I have a large number of triangles that depict the surface of an object. I currently am able to show a cross-section, i.e. a narrow slice of the triangles that make up the surface.

However the request has come in that I make the cross-section solid.

The cross-section currently looks a little thin – due to the triangles themselves being thin and often perpendicular to the cross section.

Does OpenGL have any facility for creating a solid cross section?
I believe I can guarantee that the surface is closed.

Thanks.

There’s nothing that will create more geometry for you (unless you count geometry shaders, which really you do yourself).
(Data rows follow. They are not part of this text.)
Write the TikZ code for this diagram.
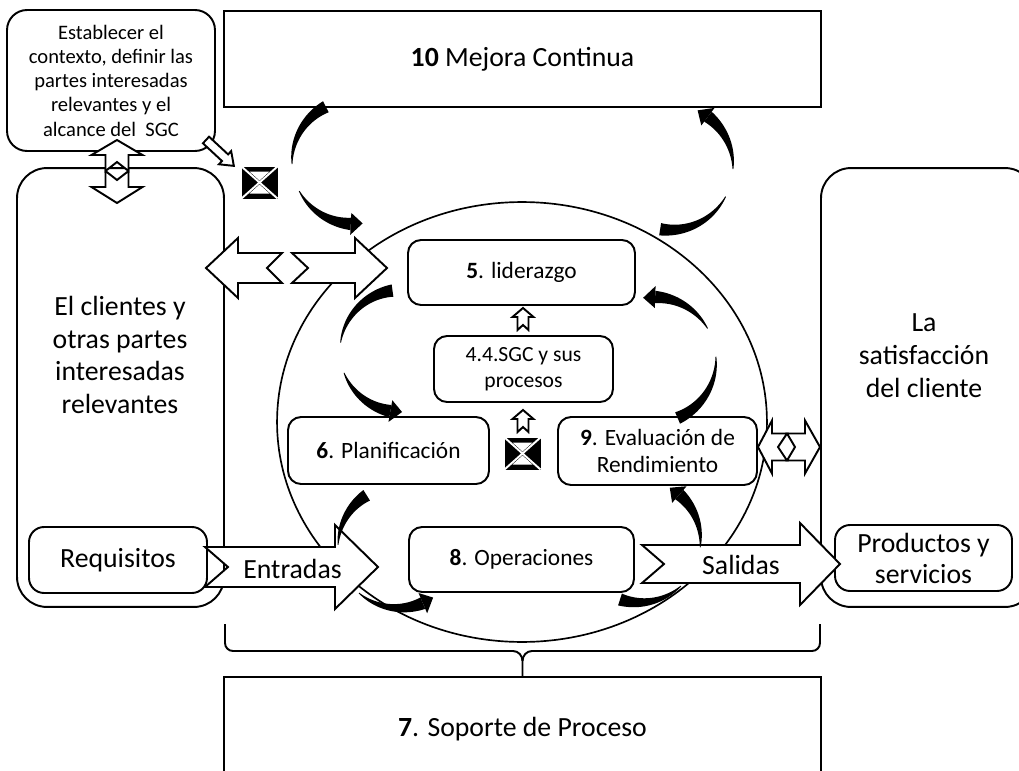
\documentclass[tikz,border=0pt]{standalone}
\usepackage{fontspec}
\setmainfont{Carlito}
\usetikzlibrary{shapes.geometric}
% tapered crescent along a circle: cx cy r thin-angle thick-angle
\newcommand\crs[5]{%
  \fill[black] plot[domain=#4:#5,samples=30,variable=\t]
    ({#1+(#3+(0.4+5.8*((\t)-(#4))/((#5)-(#4))))*cos(\t)},{#2+(#3+(0.4+5.8*((\t)-(#4))/((#5)-(#4))))*sin(\t)})
  -- plot[domain=#5:#4,samples=30,variable=\t]
    ({#1+(#3-(0.4+5.8*((\t)-(#4))/((#5)-(#4))))*cos(\t)},{#2+(#3-(0.4+5.8*((\t)-(#4))/((#5)-(#4))))*sin(\t)})
  -- cycle;}
% arrow head on crescent: cx cy r base-angle tip-angle
\newcommand\crh[5]{%
  \fill[black] ({#1+(#3+11)*cos(#4)},{#2+(#3+11)*sin(#4)}) -- ({#1+#3*cos(#5)},{#2+#3*sin(#5)}) -- ({#1+(#3-11)*cos(#4)},{#2+(#3-11)*sin(#4)}) -- cycle;}
% block arrow: x y angle length shaft-hw head-hw head-len notch
\newcommand\barrow[8]{%
  \draw[blk,shift={(#1,#2)},rotate={-1*(#3)}] (0,-#5) -- ({#4-#7},-#5) -- ({#4-#7},-#6) -- (#4,0) -- ({#4-#7},#6) -- ({#4-#7},#5) -- (0,#5) -- (#8,0) -- cycle;}
% gate symbol
\newcommand\gatesym[2]{%
  \fill[black] ({#1-18},{#2-16}) rectangle ({#1+18},{#2+16});
  \fill[white] ({#1-10},{#2-11}) -- ({#1+10},{#2-11}) -- (#1,{#2-2}) -- cycle;
  \fill[white] ({#1-10},{#2+11}) -- ({#1+10},{#2+11}) -- (#1,{#2+2}) -- cycle;
  \draw[white,line width=1.1pt] ({#1-18},{#2-16}) -- ({#1+18},{#2+16}) ({#1+18},{#2-16}) -- ({#1-18},{#2+16});}
\newcommand\fbig{\fontsize{15.8}{18.7}\selectfont}
\newcommand\fmid{\fontsize{13.3}{15.9}\selectfont}
\begin{document}
\begin{tikzpicture}[x=0.02cm,y=-0.02cm,
  rbox/.style={draw,line width=1.1pt,fill=white,rounded corners=0.26cm,inner sep=0pt,align=center,font=\fmid},
  bigbox/.style={draw,line width=1.1pt,fill=white,rounded corners=0.6cm,inner sep=0pt},
  sq/.style={draw,line width=1.1pt,fill=white,inner sep=0pt,align=center,font=\fbig},
  blk/.style={draw,line width=1.1pt,fill=white,line join=miter},
  bigtext/.style={align=center,font=\fbig,inner sep=0pt},
]
\useasboundingbox (0,0) rectangle (1019,771);
\fill[white] (0,0) rectangle (1019,771);
\begin{scope}
\clip (0,0) rectangle (1019,771);
% central cycle
\node[draw,ellipse,line width=0.95pt,minimum width=9.8cm,minimum height=8.8cm,inner sep=0pt] (pdca) at (522,422) {};
% side boxes
\node[bigbox,minimum width=4.14cm,minimum height=8.78cm] (cli) at (120.5,387.5) {};
\node[bigbox,minimum width=4.28cm,minimum height=8.78cm] (sat) at (928,387.5) {};
\node[bigtext] (clit) at (120,355) {El clientes y\\otras partes\\interesadas\\relevantes};
\node[bigtext] (satt) at (924,356) {La\\satisfacción\\del cliente};
\node[rbox,rounded corners=0.4cm,minimum width=4.16cm,minimum height=2.82cm,font=\fontsize{11.7}{13.8}\selectfont] (est) at (111,80.5) {Establecer el\\contexto, definir las\\partes interesadas\\relevantes y el\\alcance del\ \ SGC};
\node[sq,minimum width=11.94cm,minimum height=2.08cm] (sop) at (522.5,729) {\textbf{7}. Soporte de Proceso};
\node[rbox,rounded corners=0.3cm,minimum width=3.56cm,minimum height=1.32cm,font=\fbig] (req) at (118,560) {Requisitos};
\node[rbox,rounded corners=0.3cm,minimum width=3.54cm,minimum height=1.32cm,font=\fontsize{15.8}{17.6}\selectfont] (prod) at (923.5,558) {Productos y\\servicios};
% inner boxes
\node[rbox,minimum width=4.54cm,minimum height=1.30cm] (lid) at (521.5,272.5) {\textbf{5}. liderazgo};
\node[rbox,minimum width=3.58cm,minimum height=1.32cm,font=\fontsize{12.3}{14.8}\selectfont] (sgc) at (523.5,369) {4.4.SGC y sus\\procesos};
\node[rbox,minimum width=4.02cm,minimum height=1.34cm] (plan) at (388.5,450.5) {\textbf{6}. Planificación};
\node[rbox,minimum width=3.98cm,minimum height=1.36cm] (eval) at (657.5,451) {\textbf{9}. Evaluación de\\Rendimiento};
\node[rbox,minimum width=4.5cm,minimum height=1.3cm] (oper) at (521.5,559.5) {\textbf{8}. Operaciones};
% brace
\draw[line width=1.1pt] (225,624) -- (225,643) to[out=-90,in=180] (233,651) -- (513,651) to[out=0,in=90] (522.5,661) -- (sop.north);
\draw[line width=1.1pt] (820,624) -- (820,643) to[out=-90,in=0] (812,651) -- (532,651) to[out=180,in=90] (522.5,661);
% block arrows
\barrow{117}{171}{-90}{31}{11.5}{25.5}{15}{9}
\barrow{117}{171}{90}{32}{11.5}{25.5}{16}{9}
\barrow{282}{268}{180}{76}{15}{30}{32}{15}
\barrow{292}{268}{0}{95}{15}{30}{32}{16}
\barrow{787}{447}{180}{29}{13.5}{26.5}{14}{9}
\barrow{787}{447}{0}{33}{13.5}{26.5}{15}{8}
\barrow{205}{567}{0}{173}{20}{42}{43}{23}
\barrow{642}{564}{0}{198}{19}{41}{40}{22}
\barrow{206}{140}{42.9}{38}{4.5}{9}{12}{0}
\barrow{523}{330}{-90}{22}{5.5}{10.5}{9}{5}
\barrow{523}{432}{-90}{22}{5.5}{10.5}{9}{5}
\node[bigtext] (ent) at (292.5,569) {Entradas};
\node[bigtext] (sal) at (741,565) {Salidas};
% gates
\gatesym{259.5}{182.5}
\gatesym{522.5}{453.5}
% top box
\node[sq,minimum width=11.94cm,minimum height=1.92cm] (mej) at (522.5,59) {\textbf{10} Mejora Continua};
% curved arrows
\crs{354}{162}{62}{178}{243}
\crs{354}{162}{62}{152}{93} \crh{354}{162}{62}{93}{82}
\crs{670}{167}{63}{2}{-53} \crh{670}{167}{63}{-53}{-64}
\crs{670}{167}{63}{28}{99}
\crs{401}{351}{61}{188}{262}
\crs{401}{351}{61}{159}{100} \crh{401}{351}{61}{100}{89}
\crs{653}{360}{63}{-30}{-88} \crh{653}{360}{63}{-88}{-99}
\crs{653}{360}{63}{-3}{67}
\crs{399}{547}{61}{182}{238}
\crs{399}{547}{61}{131}{67} \crh{399}{547}{61}{67}{56}
\crs{639}{541}{61.5}{6}{-49} \crh{639}{541}{61.5}{-49}{-60}
\crs{639}{541}{61.5}{47}{108}
\end{scope}
\end{tikzpicture}
\end{document}
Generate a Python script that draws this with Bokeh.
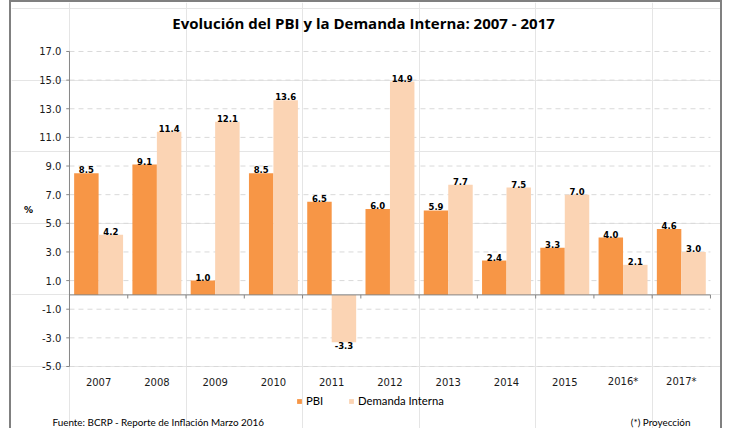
from bokeh.plotting import figure
from bokeh.models import (ColumnDataSource, Range1d, Label, Legend, LegendItem)
from bokeh.core.properties import value
from bokeh.embed import file_html
from bokeh.resources import INLINE

# ---- data ----
years = ["2007", "2008", "2009", "2010", "2011", "2012", "2013", "2014", "2015", "2016*", "2017*"]
pbi = [8.5, 9.1, 1.0, 8.5, 6.5, 6.0, 5.9, 2.4, 3.3, 4.0, 4.6]
demanda = [4.2, 11.4, 12.1, 13.6, -3.3, 14.9, 7.7, 7.5, 7.0, 2.1, 3.0]
y_ticks = [-5.0, -3.0, -1.0, 1.0, 3.0, 5.0, 7.0, 9.0, 11.0, 13.0, 15.0, 17.0]
series_names = ["PBI", "Demanda Interna"]
title_text = "Evolución  del PBI y la Demanda Interna: 2007 - 2017"
source_text = "Fuente: BCRP - Reporte de Inflación Marzo 2016"
note_text = "(*) Proyección"
y_unit = "%"

PBI_COLOR = "#F79646"
DI_COLOR = "#FBD4B4"
AXIS_COLOR = "#868686"
GRID_COLOR = "#D9D9D9"
BORDER = "2px solid #808080"

n = len(years)
y_min, y_max = y_ticks[0], y_ticks[-1]

# the frame covers the whole canvas; ranges chosen so that the chart area
# sits where the reference draws it
p = figure(width=713, height=428, output_backend="svg", toolbar_location=None,
           x_range=Range1d(-0.995, 11.241), y_range=Range1d(-9.47, 20.42),
           x_axis_location=None, y_axis_location=None,
           min_border=0)
p.styles = {"margin-left": "9px", "border-left": BORDER, "border-right": BORDER,
            "border-top": BORDER}
p.outline_line_color = None
p.background_fill_color = "white"
p.border_fill_color = "white"

idx = list(range(n))
src = ColumnDataSource(dict(
    c=[i + 0.5 for i in idx], year=years, pbi=pbi, dem=demanda,
    pbi_x=[i + 0.5 - 0.21 for i in idx], dem_x=[i + 0.5 + 0.21 for i in idx],
    pbi_lbl=[f"{v:.1f}" for v in pbi], dem_lbl=[f"{v:.1f}" for v in demanda],
    pbi_base=["bottom" if v >= 0 else "top" for v in pbi],
    dem_base=["bottom" if v >= 0 else "top" for v in demanda],
    edge=[i + 1 for i in idx],
))
tick_src = ColumnDataSource(dict(y=y_ticks, lbl=[f"{t:.1f}" for t in y_ticks]))

# grid lines
p.segment(x0=0, x1=n, y0="y", y1="y", source=tick_src, line_color=GRID_COLOR,
          line_dash="5 4", line_width=1)

# bars
r1 = p.vbar(x="pbi_x", top="pbi", bottom=0, width=0.42, source=src,
            fill_color=PBI_COLOR, line_color=None)
r2 = p.vbar(x="dem_x", top="dem", bottom=0, width=0.42, source=src,
            fill_color=DI_COLOR, line_color=None)

# value labels
lbl_kw = dict(text_font=value("DejaVu Sans"), text_font_size="8.5px", text_font_style="bold",
              text_color="#000000", text_align="center", source=src)
p.text(x="pbi_x", y="pbi", text="pbi_lbl", text_baseline="pbi_base", **lbl_kw)
p.text(x="dem_x", y="dem", text="dem_lbl", text_baseline="dem_base", **lbl_kw)

# y axis: line, ticks, labels
p.segment(x0=0, x1=0, y0=y_min, y1=y_max, line_color=AXIS_COLOR, line_width=1)
p.segment(x0=-0.055, x1=0, y0="y", y1="y", source=tick_src, line_color=AXIS_COLOR, line_width=1)
p.text(x=0, y="y", text="lbl", source=tick_src, x_offset=-8, text_align="right",
       text_baseline="middle", text_font=value("DejaVu Sans"), text_font_size="10px",
       text_color="#1a1a1a")

# zero line with category boundary ticks
p.segment(x0=0, x1=n, y0=0, y1=0, line_color=AXIS_COLOR, line_width=1)
p.segment(x0="edge", x1="edge", y0=0, y1=-0.25, source=src, line_color=AXIS_COLOR, line_width=1)

# category labels
p.text(x="c", y=y_min - 1.05, text="year", source=src, text_align="center",
       text_baseline="middle", text_font=value("DejaVu Sans"), text_font_size="10px",
       text_color="#1a1a1a")

# texts
p.add_layout(Label(x=5.08, y=19.02, text=title_text, text_align="center", text_baseline="middle",
                   text_font="Open Sans", text_font_size="15px", text_font_style="bold",
                   text_color="#000000"))
p.add_layout(Label(x=-0.704, y=5.96, text=y_unit, text_align="center", text_baseline="middle",
                   text_font="DejaVu Sans", text_font_size="9px", text_font_style="bold",
                   text_color="#000000"))
p.add_layout(Label(x=-0.292, y=-8.91, text=source_text, text_align="left", text_baseline="middle",
                   text_font="Lato", text_font_size="9.9px", text_color="#000000"))
p.add_layout(Label(x=10.657, y=-8.91, text=note_text, text_align="right", text_baseline="middle",
                   text_font="Lato", text_font_size="9.9px", text_color="#000000"))

legend = Legend(items=[LegendItem(label=series_names[0], renderers=[r1]),
                       LegendItem(label=series_names[1], renderers=[r2])],
                orientation="horizontal", location=(285, 23),
                glyph_width=6, glyph_height=6, label_standoff=4, spacing=22,
                padding=0, margin=0, border_line_color=None, background_fill_alpha=0,
                label_text_font="Lato", label_text_font_size="11.3px", label_text_color="#000000",
                label_height=12)
p.add_layout(legend, "center")

open("out.html", "w").write(file_html(p, INLINE))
If you need to draw more triangles, then you need to tell OpenGL to draw more triangles.

Here’s how I’m picturing what you’re saying: You have some object, say a ball. You slice the ball and you can see the interior volume of the ball, but really you want a hemisphere? Do you want to fill in the gaps created by slicing away the front? In this case, you would have to create the covering yourself.

I’m not entirely sure what you’re getting at here…

If you’re trying to do as todayman suggests, and turn a spherical shell into a hemisphere (for instance), then you can use the stencil buffer to identify the “inside” area of your shape, and then fill that with a full screen quad.

The red book has a section on doing something like this, I think, along the lines of: Set up one or more clipping planes, to cut away the sections of the model that you don’t want to see. Draw the front faces of the model, doing nothing to the stencil buffer (but clipping to the clipping planes). Draw the back faces of the model, setting the stencil buffer to 1 where the depth test passes (ie, where you’ve drawn a back face that wasn’t covered by a front face).

This leaves you with a 2D region in the stencil buffer, defining the “inside” of your solid, which you can then fill in by drawing a full screen quad, with the stencil test set up to discard any fragments for which the stencil is not 1.

I think this approach can also be used (with modifications) to work with clipping polygons, rather than clipping planes.

If, on the other hand, you are just showing a connected line loop, like a single slice of a CAT (or MRI?) scan, then it looks like you will need to generate geometry. The red book also has a section on drawing concave polygons using the stencil buffer, a technique that I think could be used for this scenario. Not sure from memory how well it deals with intersecting polygon line segments, though.